(Dataset records)
↓↓↓
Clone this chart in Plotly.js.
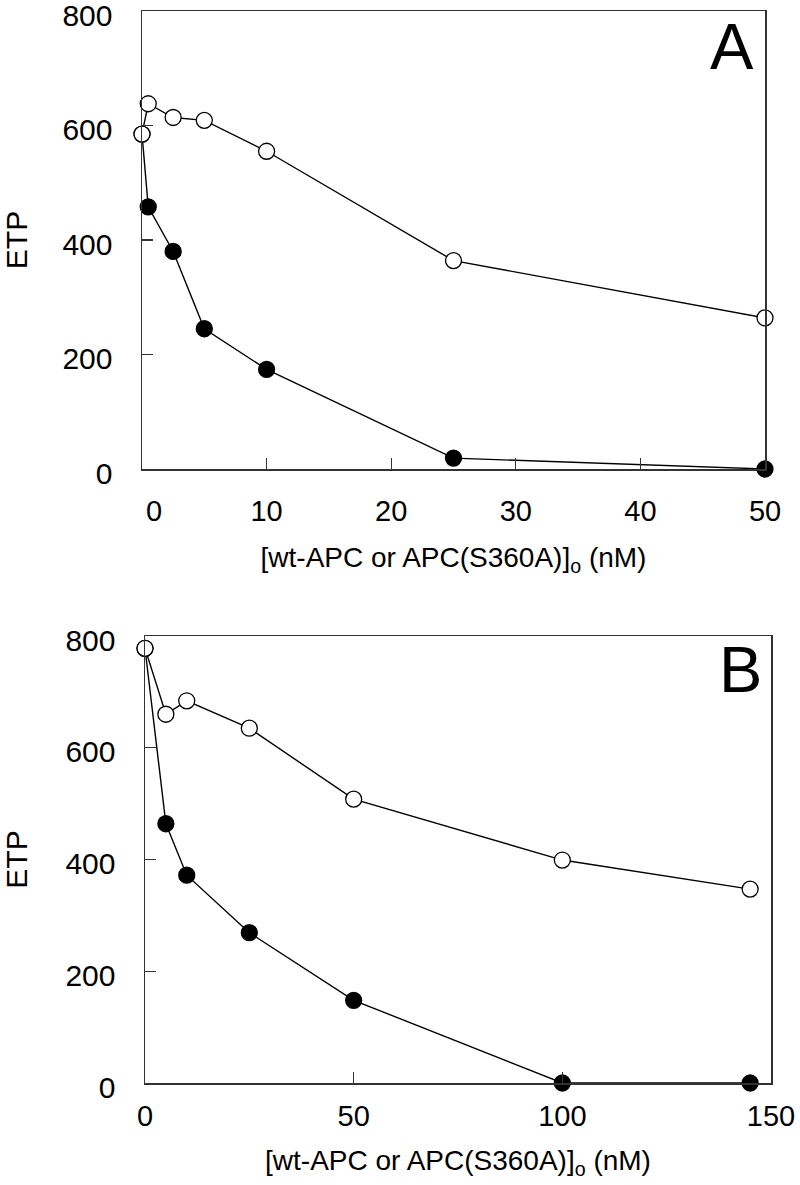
<!DOCTYPE html>
<html>
<head>
<meta charset="utf-8">
<script src="https://cdn.plot.ly/plotly-3.0.1.min.js"></script>
<style>html,body{margin:0;padding:0;background:#fff;}#chart{width:800px;height:1185px;}</style>
</head>
<body>
<div id="chart"></div>
<script>
// Panel A data
var xA = [0, 0.5, 2.5, 5, 10, 25, 50];
var openA = [585, 638, 614, 609, 555, 364, 264];
var filledA = [585, 458, 380, 245, 174, 19, 0];

// Panel B data
var xB = [0, 5, 10, 25, 50, 100, 145];
var openB = [778, 660, 684, 635, 508, 399, 347];
var filledB = [778, 464, 372, 269, 148, 0, 0];

var yTicks = [0, 200, 400, 600, 800];
var xTicksA = [0, 10, 20, 30, 40, 50];
var xTickTextA = ["\u00a0\u00a0\u00a00", "10", "20", "30", "40", "50"];
var xTicksB = [0, 50, 100, 150];
var xTickTextB = ["0", "50", "100", "150"];
var xTitle = "[wt-APC or APC(S360A)]<sub>o</sub> (nM)";
var yTitle = "ETP";
var panelLabels = ["A", "B"];

var FONT = "Liberation Sans, Arial, sans-serif";

function lineTrace(x, y, xa, ya, filled) {
  return {
    x: x, y: y, xaxis: xa, yaxis: ya,
    type: "scatter", mode: "lines+markers", cliponaxis: false,
    line: {color: "#000", width: 1.4},
    marker: {size: 16, color: filled ? "#000" : "#fff", line: {color: "#000", width: 1.3}},
    hoverinfo: "skip", showlegend: false
  };
}

var data = [
  lineTrace(xA, filledA, "x", "y", true),
  lineTrace(xA, openA, "x", "y", false),
  lineTrace(xB, filledB, "x2", "y2", true),
  lineTrace(xB, openB, "x2", "y2", false)
];

function xax(domain, range, ticks, text, anchor, lblOff, titleOff) {
  return {
    domain: domain, range: range, anchor: anchor,
    tickvals: ticks, ticktext: text,
    ticks: "inside", ticklen: 11, tickwidth: 1.3, tickcolor: "#333",
    showline: true, linecolor: "#333", linewidth: 1.5, mirror: true,
    showgrid: false, zeroline: false,
    tickfont: {family: FONT, size: 29, color: "#000"},
    ticklabelstandoff: lblOff, ticklabeloverflow: "allow",
    title: {text: xTitle, font: {family: FONT, size: 28, color: "#000"}, standoff: titleOff}
  };
}
function yax(domain, range, anchor) {
  return {
    domain: domain, range: range, anchor: anchor,
    tickvals: yTicks, ticktext: yTicks.map(String),
    ticks: "inside", ticklen: 11, tickwidth: 1.3, tickcolor: "#333",
    showline: true, linecolor: "#333", linewidth: 1.5, mirror: true,
    showgrid: false, zeroline: false,
    tickfont: {family: FONT, size: 30, color: "#000"},
    ticklabelstandoff: 22, ticklabelshift: 4, ticklabeloverflow: "allow",
    title: {text: yTitle, font: {family: FONT, size: 30, color: "#000"}, standoff: 37}
  };
}

var layout = {
  width: 800, height: 1185,
  margin: {l: 0, r: 0, t: 0, b: 0},
  paper_bgcolor: "#fff", plot_bgcolor: "#fff",
  xaxis: xax([142/800, 765/800], [0, 50], xTicksA, xTickTextA, "y", 16, 21),
  yaxis: yax([1 - 469/1185, 1 - 11/1185], [0, 800], "x"),
  xaxis2: xax([145/800, 771/800], [0, 150], xTicksB, xTickTextB, "y2", 7, 19),
  yaxis2: yax([1 - 1083/1185, 1 - 636/1185], [0, 800], "x2"),
  annotations: [
    {text: panelLabels[0], xref: "x domain", yref: "y domain", x: 0.947, y: 0.922,
     xanchor: "center", yanchor: "middle", showarrow: false,
     font: {family: FONT, size: 65, color: "#000"}},
    {text: panelLabels[1], xref: "x2 domain", yref: "y2 domain", x: 0.952, y: 0.925,
     xanchor: "center", yanchor: "middle", showarrow: false,
     font: {family: FONT, size: 65, color: "#000"}}
  ]
};

Plotly.newPlot("chart", data, layout, {staticPlot: true, displayModeBar: false});
</script>
</body>
</html>
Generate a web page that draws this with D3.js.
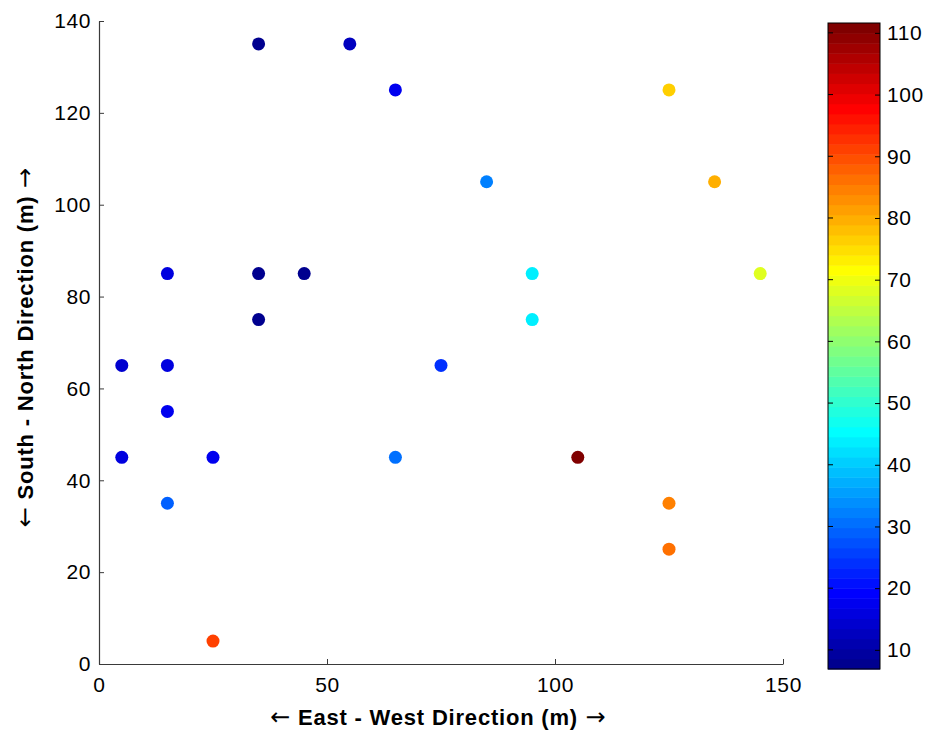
<!DOCTYPE html>
<html>
<head>
<meta charset="utf-8">
<script src="https://cdn.jsdelivr.net/npm/d3@7"></script>
<style>
  html, body { margin: 0; padding: 0; background: #fff; }
  svg text { font-family: "Liberation Sans", Arial, sans-serif; fill: #000; }
  .arrow { font-family: "DejaVu Sans", sans-serif; font-weight: normal; letter-spacing: 0; }
</style>
</head>
<body>
<svg id="chart" width="928" height="732"></svg>
<script>
// Sample locations (m) and the measured value at each one
const eastWest   = [35, 55, 65, 85, 125, 135, 145, 15, 35, 45, 95, 35, 95, 5, 15, 75, 15, 5, 25, 65, 105, 15, 125, 125, 25];
const southNorth = [135, 135, 125, 105, 125, 105, 85, 85, 85, 85, 85, 75, 75, 65, 65, 65, 55, 45, 45, 45, 45, 35, 35, 25, 5];
const measured   = [7.5, 12.6, 17.5, 32.3, 76.4, 79.7, 68.3, 15.9, 8.5, 6.9, 43.7, 8.5, 43.7, 15.0, 16.0, 23.3, 17.5, 16.5, 17.5, 31.4, 111.6, 29.0, 84.0, 86.2, 90.7];

const xTicks = [0, 50, 100, 150];
const yTicks = [0, 20, 40, 60, 80, 100, 120, 140];
const cTicks = [10, 20, 30, 40, 50, 60, 70, 80, 90, 100, 110];

const xLabel = "East - West Direction (m)";
const yLabel = "South - North Direction (m)";

const svg = d3.select("#chart");

const plot = { left: 99, right: 783, top: 21, bottom: 664 };
const bar = { left: 828, right: 880, top: 23, bottom: 669 };

const x = d3.scaleLinear().domain([0, 150]).range([plot.left, plot.right]);
const y = d3.scaleLinear().domain([0, 140]).range([plot.bottom, plot.top]);

// Classic 64-entry jet colour table
const N = 64;
const jetTable = d3.range(N).map(i => {
  const k = i + 1;
  const ramp = v => Math.max(0, Math.min(1, v));
  const r = ramp((k - 24) / 16) - ramp((k - 56) / 16);
  const g = ramp((k - 8) / 16) - ramp((k - 40) / 16);
  const b = ramp((k + 8) / 16) - ramp((k - 24) / 16);
  return d3.rgb(Math.round(r * 255), Math.round(g * 255), Math.round(b * 255)).toString();
});

const [vMin, vMax] = d3.extent(measured);
const colour = d3.scaleQuantize().domain([vMin, vMax]).range(jetTable);

// Axes: left and bottom only, ticks pointing inward
const axisColour = "#3a3a3a";

const gx = svg.append("g")
  .attr("transform", `translate(0,${plot.bottom})`)
  .call(d3.axisBottom(x).tickValues(xTicks).tickFormat(d3.format("d"))
    .tickSizeInner(-5).tickSizeOuter(0).tickPadding(13));
const gy = svg.append("g")
  .attr("transform", `translate(${plot.left},0)`)
  .call(d3.axisLeft(y).tickValues(yTicks).tickFormat(d3.format("d"))
    .tickSizeInner(-5).tickSizeOuter(0).tickPadding(8));

[gx, gy].forEach(g => {
  g.select(".domain").attr("stroke", axisColour).attr("stroke-width", 1.2);
  g.selectAll(".tick line").attr("stroke", axisColour);
  g.selectAll(".tick text")
    .style("font-size", "21px")
    .style("letter-spacing", "0.6px")
    .attr("fill", "#000");
});

// Scatter points
svg.append("g")
  .selectAll("circle")
  .data(measured)
  .join("circle")
  .attr("cx", (d, i) => x(eastWest[i]))
  .attr("cy", (d, i) => y(southNorth[i]))
  .attr("r", 6.5)
  .attr("fill", d => colour(d));

// Axis titles with direction arrows on both ends
function title(sel, label) {
  sel.attr("text-anchor", "middle")
    .style("font-size", "22px")
    .style("font-weight", "bold")
    .style("letter-spacing", "0.8px");
  sel.append("tspan").attr("class", "arrow").style("font-size", "24px").text("\u2190 ");
  sel.append("tspan").text(label);
  sel.append("tspan").attr("class", "arrow").style("font-size", "24px").text(" \u2192");
}

svg.append("text")
  .attr("x", (plot.left + plot.right) / 2 - 3)
  .attr("y", 725)
  .call(title, xLabel);

svg.append("text")
  .attr("transform", `translate(33,${(plot.top + plot.bottom) / 2 + 5}) rotate(-90)`)
  .call(title, yLabel);

// Colour bar
const c = d3.scaleLinear().domain([vMin, vMax]).range([bar.bottom, bar.top]);
const bandStep = (vMax - vMin) / N;
svg.append("g")
  .selectAll("rect")
  .data(jetTable)
  .join("rect")
  .attr("x", bar.left)
  .attr("width", bar.right - bar.left)
  .attr("y", (d, i) => c(vMin + (i + 1) * bandStep))
  .attr("height", (d, i) => c(vMin + i * bandStep) - c(vMin + (i + 1) * bandStep) + 0.5)
  .attr("fill", d => d);

svg.append("rect")
  .attr("x", bar.left)
  .attr("y", bar.top)
  .attr("width", bar.right - bar.left)
  .attr("height", bar.bottom - bar.top)
  .attr("fill", "none")
  .attr("stroke", "#000")
  .attr("stroke-width", 1);

const gc = svg.append("g")
  .attr("transform", `translate(${bar.right},0)`)
  .call(d3.axisRight(c).tickValues(cTicks).tickFormat(d3.format("d"))
    .tickSizeInner(-5).tickSizeOuter(0).tickPadding(7));
gc.select(".domain").remove();
gc.selectAll(".tick line").attr("stroke", "#000");
gc.selectAll(".tick text").style("font-size", "21px").style("letter-spacing", "0.6px").attr("fill", "#000");

// inward ticks on the left edge of the bar as well
svg.append("g")
  .selectAll("line")
  .data(cTicks)
  .join("line")
  .attr("x1", bar.left)
  .attr("x2", bar.left + 5)
  .attr("y1", d => c(d))
  .attr("y2", d => c(d))
  .attr("stroke", "#000");
</script>
</body>
</html>
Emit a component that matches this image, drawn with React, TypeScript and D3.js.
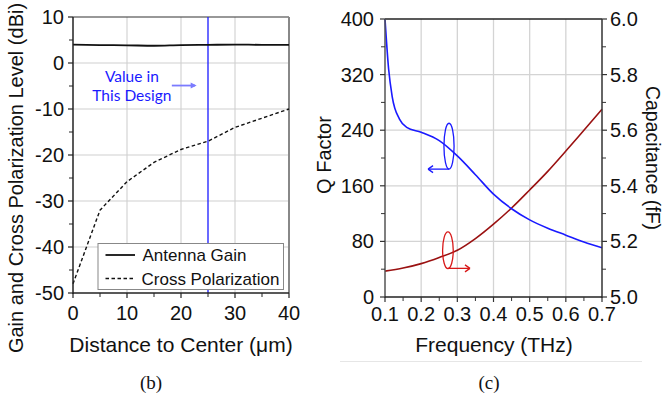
import React from "react";
import * as d3 from "d3";

// ---------- Data: panel (b) ----------
const distance = [0, 5, 10, 15, 20, 25, 30, 35, 40];
const antennaGain = [4.0, 3.9, 3.85, 3.75, 3.9, 3.95, 4.0, 3.95, 3.95];
const crossPol = [-48, -32, -25.8, -21.6, -18.8, -17, -14, -12, -10];
const bXTicks = [0, 10, 20, 30, 40];
const bYTicks = [10, 0, -10, -20, -30, -40, -50];
const designDistance = 25;

// ---------- Data: panel (c) ----------
const freqQ = [0.1, 0.11, 0.12, 0.14, 0.16, 0.2, 0.25, 0.3, 0.35, 0.4, 0.45, 0.5, 0.55, 0.6, 0.65, 0.7];
const qFactor = [400, 328, 288, 256, 244, 237, 225, 203, 176, 148, 127, 111, 99, 89, 79, 71];
const freqC = [0.1, 0.15, 0.2, 0.25, 0.3, 0.35, 0.4, 0.45, 0.5, 0.55, 0.6, 0.65, 0.7];
const capacitance = [5.093, 5.104, 5.12, 5.142, 5.168, 5.21, 5.262, 5.32, 5.385, 5.452, 5.525, 5.6, 5.675];
const cXTicks = [0.1, 0.2, 0.3, 0.4, 0.5, 0.6, 0.7];
const cQTicks = [0, 80, 160, 240, 320, 400];
const cCTicks = [5.0, 5.2, 5.4, 5.6, 5.8, 6.0];

const FONT = "'Liberation Sans', Arial, Helvetica, sans-serif";

function PanelB() {
  const x = d3.scaleLinear().domain([0, 40]).range([73, 289]);
  const y = d3.scaleLinear().domain([-50, 10]).range([293, 17]);
  const line = d3.line<[number, number]>().x(d => x(d[0])).y(d => y(d[1]));
  const smooth = d3.line<[number, number]>().x(d => x(d[0])).y(d => y(d[1])).curve(d3.curveMonotoneX);
  const gainPts = distance.map((d, i) => [d, antennaGain[i]] as [number, number]);
  const xpPts = distance.map((d, i) => [d, crossPol[i]] as [number, number]);
  const minorX = d3.range(5, 40, 10);
  const minorY = d3.range(-45, 10, 10);
  const [x0, x1] = x.range();
  const [y0, y1] = y.range();
  return (
    <g>
      {/* grid */}
      {bXTicks.slice(1, -1).map(t => (
        <line key={"gx" + t} x1={x(t)} x2={x(t)} y1={y1} y2={y0} stroke="#dcdcdc" strokeWidth={1.5} />
      ))}
      {bYTicks.slice(1, -1).map(t => (
        <line key={"gy" + t} x1={x0} x2={x1} y1={y(t)} y2={y(t)} stroke="#cfcfcf" strokeWidth={1} />
      ))}
      {/* frame */}
      <line x1={x0} x2={x1} y1={y1} y2={y1} stroke="#333" strokeWidth={1.2} />
      <line x1={x1} x2={x1} y1={y1} y2={y0} stroke="#888" strokeWidth={2} />
      {/* design line */}
      <line x1={x(designDistance)} x2={x(designDistance)} y1={y1} y2={y0} stroke="#1a1aff" strokeWidth={1.3} />
      {/* curves */}
      <path d={smooth(gainPts) || ""} fill="none" stroke="#111" strokeWidth={1.8} />
      <path d={line(xpPts) || ""} fill="none" stroke="#111" strokeWidth={1.4} strokeDasharray="3.5,2.5" />
      {/* annotation */}
      <text x={x(10.9)} y={y(-4.1)} textAnchor="middle" fontFamily="Lato, 'Open Sans', sans-serif" fontSize={15.5} fill="#1a1aff">Value in</text>
      <text x={x(10.9)} y={y(-8.2)} textAnchor="middle" fontFamily="Lato, 'Open Sans', sans-serif" fontSize={15.5} fill="#1a1aff">This Design</text>
      <line x1={x(18.3)} x2={x(22.6)} y1={y(-4.9)} y2={y(-4.9)} stroke="#7b7bff" strokeWidth={1.8} />
      <path d={`M${x(22.9)},${y(-4.9)} l-6,-3 l0,6 z`} fill="#7b7bff" />
      {/* axes */}
      <line x1={x0} x2={x0} y1={y1} y2={y0 + 1} stroke="#222" strokeWidth={1.5} />
      <line x1={x0} x2={x1} y1={y0} y2={y0} stroke="#222" strokeWidth={1.5} />
      {bYTicks.map(t => (
        <g key={"ty" + t}>
          <line x1={x0 - 5} x2={x0} y1={y(t)} y2={y(t)} stroke="#222" strokeWidth={1.2} />
          <text x={x0 - 9} y={y(t) + 7} textAnchor="end" fontFamily={FONT} fontSize={20} fill="#111">{t < 0 ? "-" + Math.abs(t) : t}</text>
        </g>
      ))}
      {minorY.map(t => (
        <line key={"my" + t} x1={x0 - 4} x2={x0} y1={y(t)} y2={y(t)} stroke="#222" strokeWidth={1} />
      ))}
      {bXTicks.map(t => (
        <g key={"tx" + t}>
          <line x1={x(t)} x2={x(t)} y1={y0} y2={y0 + 5} stroke="#222" strokeWidth={1.2} />
          <text x={x(t)} y={320} textAnchor="middle" fontFamily={FONT} fontSize={20} fill="#111">{t}</text>
        </g>
      ))}
      {minorX.map(t => (
        <line key={"mx" + t} x1={x(t)} x2={x(t)} y1={y0} y2={y0 + 4} stroke="#222" strokeWidth={1} />
      ))}
      {/* legend */}
      <rect x={98} y={243.5} width={185.5} height={46} fill="#fff" stroke="#888" strokeWidth={1} />
      <line x1={105.5} x2={135} y1={255} y2={255} stroke="#111" strokeWidth={1.8} />
      <text x={142.5} y={261} fontFamily={FONT} fontSize={17} fill="#111">Antenna Gain</text>
      <line x1={105.5} x2={135} y1={278.5} y2={278.5} stroke="#111" strokeWidth={1.4} strokeDasharray="3.5,2.5" />
      <text x={141.5} y={284.5} fontFamily={FONT} fontSize={17} fill="#111">Cross Polarization</text>
      {/* titles */}
      <text x={181} y={352} textAnchor="middle" fontFamily={FONT} fontSize={21} fill="#111">Distance to Center (μm)</text>
      <text transform="translate(23,178) rotate(-90)" textAnchor="middle" fontFamily={FONT} fontSize={20} fill="#111">Gain and Cross Polarization Level (dBi)</text>
      <text x={151} y={389} textAnchor="middle" fontFamily="'Liberation Serif', 'Times New Roman', serif" fontSize={19} fill="#111">(b)</text>
    </g>
  );
}

function PanelC() {
  const x = d3.scaleLinear().domain([0.1, 0.7]).range([385, 602]);
  const yQ = d3.scaleLinear().domain([0, 400]).range([297, 19]);
  const yC = d3.scaleLinear().domain([5, 6]).range([297, 19]);
  const qLine = d3.line<[number, number]>().x(d => x(d[0])).y(d => yQ(d[1])).curve(d3.curveMonotoneX);
  const cLine = d3.line<[number, number]>().x(d => x(d[0])).y(d => yC(d[1])).curve(d3.curveMonotoneX);
  const qPts = freqQ.map((f, i) => [f, qFactor[i]] as [number, number]);
  const cPts = freqC.map((f, i) => [f, capacitance[i]] as [number, number]);
  const [x0, x1] = x.range();
  const [y0, y1] = yQ.range();
  const minorX = d3.range(0.15, 0.7, 0.1);
  const minorQ = d3.range(40, 400, 80);
  const minorC = d3.range(5.1, 6.0, 0.2);
  const blue = "#1a1aff";
  const red = "#d81818";
  return (
    <g>
      {cXTicks.slice(1, -1).map(t => (
        <line key={"gx" + t} x1={x(t)} x2={x(t)} y1={y1} y2={y0} stroke="#d4d4d4" strokeWidth={1.3} />
      ))}
      {cQTicks.slice(1, -1).map(t => (
        <line key={"gy" + t} x1={x0} x2={x1} y1={yQ(t)} y2={yQ(t)} stroke="#d4d4d4" strokeWidth={1.3} />
      ))}
      <path d={cLine(cPts) || ""} fill="none" stroke="#9a1111" strokeWidth={1.6} />
      <path d={qLine(qPts) || ""} fill="none" stroke={blue} strokeWidth={1.6} />
      {/* annotations */}
      <ellipse cx={x(0.277)} cy={yQ(217)} rx={x(0.114) - x(0.1)} ry={yQ(0) - yQ(33)} fill="none" stroke={blue} strokeWidth={1.3} />
      <line x1={x(0.277)} x2={x(0.222)} y1={yQ(184)} y2={yQ(184)} stroke={blue} strokeWidth={1.3} />
      <path d={`M${x(0.219)},${yQ(184)} l5,-3.5 M${x(0.219)},${yQ(184)} l5,3.5`} stroke={blue} strokeWidth={1.3} fill="none" />
      <ellipse cx={x(0.274)} cy={yC(5.168)} rx={x(0.1147) - x(0.1)} ry={yC(5) - yC(5.066)} fill="none" stroke={red} strokeWidth={1.3} />
      <line x1={x(0.274)} x2={x(0.332)} y1={yC(5.103)} y2={yC(5.103)} stroke={red} strokeWidth={1.3} />
      <path d={`M${x(0.335)},${yC(5.103)} l-5,-3.5 M${x(0.335)},${yC(5.103)} l-5,3.5`} stroke={red} strokeWidth={1.3} fill="none" />
      {/* frame & axes */}
      <line x1={x0} x2={x1} y1={y1} y2={y1} stroke="#222" strokeWidth={1.3} />
      <line x1={x0} x2={x0} y1={y1} y2={y0 + 1} stroke="#555" strokeWidth={1.5} />
      <line x1={x1} x2={x1} y1={y1} y2={y0 + 1} stroke="#333" strokeWidth={1.5} />
      <line x1={x0} x2={x1} y1={y0} y2={y0} stroke="#222" strokeWidth={1.5} />
      {cQTicks.map(t => (
        <g key={"tq" + t}>
          <line x1={x0 - 5} x2={x0} y1={yQ(t)} y2={yQ(t)} stroke="#333" strokeWidth={1.2} />
          <text x={x0 - 11} y={yQ(t) + 7} textAnchor="end" fontFamily={FONT} fontSize={20} fill="#111">{t}</text>
        </g>
      ))}
      {minorQ.map(t => (
        <line key={"mq" + t} x1={x0 - 4} x2={x0} y1={yQ(t)} y2={yQ(t)} stroke="#333" strokeWidth={1} />
      ))}
      {cCTicks.map(t => (
        <g key={"tc" + t}>
          <line x1={x1} x2={x1 + 5} y1={yC(t)} y2={yC(t)} stroke="#333" strokeWidth={1.2} />
          <text x={x1 + 8} y={yC(t) + 7} textAnchor="start" fontFamily={FONT} fontSize={20} fill="#111">{t.toFixed(1)}</text>
        </g>
      ))}
      {minorC.map(t => (
        <line key={"mc" + t} x1={x1} x2={x1 + 4} y1={yC(t)} y2={yC(t)} stroke="#333" strokeWidth={1} />
      ))}
      {cXTicks.map(t => (
        <g key={"tx" + t}>
          <line x1={x(t)} x2={x(t)} y1={y0} y2={y0 + 5} stroke="#333" strokeWidth={1.2} />
          <text x={x(t)} y={321} textAnchor="middle" fontFamily={FONT} fontSize={20} fill="#111">{t.toFixed(1)}</text>
        </g>
      ))}
      {minorX.map(t => (
        <line key={"mx" + t} x1={x(t)} x2={x(t)} y1={y0} y2={y0 + 4} stroke="#333" strokeWidth={1} />
      ))}
      <text x={494} y={352} textAnchor="middle" fontFamily={FONT} fontSize={21} fill="#111">Frequency (THz)</text>
      <text transform="translate(331,155) rotate(-90)" textAnchor="middle" fontFamily={FONT} fontSize={20} fill="#111">Q Factor</text>
      <text transform="translate(646,158) rotate(90)" textAnchor="middle" fontFamily={FONT} fontSize={19.5} fill="#111">Capacitance (fF)</text>
      <line x1={340} x2={642} y1={361.5} y2={361.5} stroke="#e6e6e6" strokeWidth={1} />
      <text x={489} y={389} textAnchor="middle" fontFamily="'Liberation Serif', 'Times New Roman', serif" fontSize={19} fill="#111">(c)</text>
    </g>
  );
}

export default function App() {
  return (
    <svg width={665} height={400} style={{ position: "absolute", left: 0, top: 0, background: "#fff" }}>
      <rect width={665} height={400} fill="#fff" />
      <PanelB />
      <PanelC />
    </svg>
  );
}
↑↑↑
WHAT THE TASK REQUIRES - Take the records from their first line through the line containing "var filledB = [778, 464, 372, 269, 148, 0, 0];" and please return exactly those lines, both ends included, minus the pictures.

RESPONSE TO THE TASK -
Clone this chart in Plotly.js.
<!DOCTYPE html>
<html>
<head>
<meta charset="utf-8">
<script src="https://cdn.plot.ly/plotly-3.0.1.min.js"></script>
<style>html,body{margin:0;padding:0;background:#fff;}#chart{width:800px;height:1185px;}</style>
</head>
<body>
<div id="chart"></div>
<script>
// Panel A data
var xA = [0, 0.5, 2.5, 5, 10, 25, 50];
var openA = [585, 638, 614, 609, 555, 364, 264];
var filledA = [585, 458, 380, 245, 174, 19, 0];

// Panel B data
var xB = [0, 5, 10, 25, 50, 100, 145];
var openB = [778, 660, 684, 635, 508, 399, 347];
var filledB = [778, 464, 372, 269, 148, 0, 0];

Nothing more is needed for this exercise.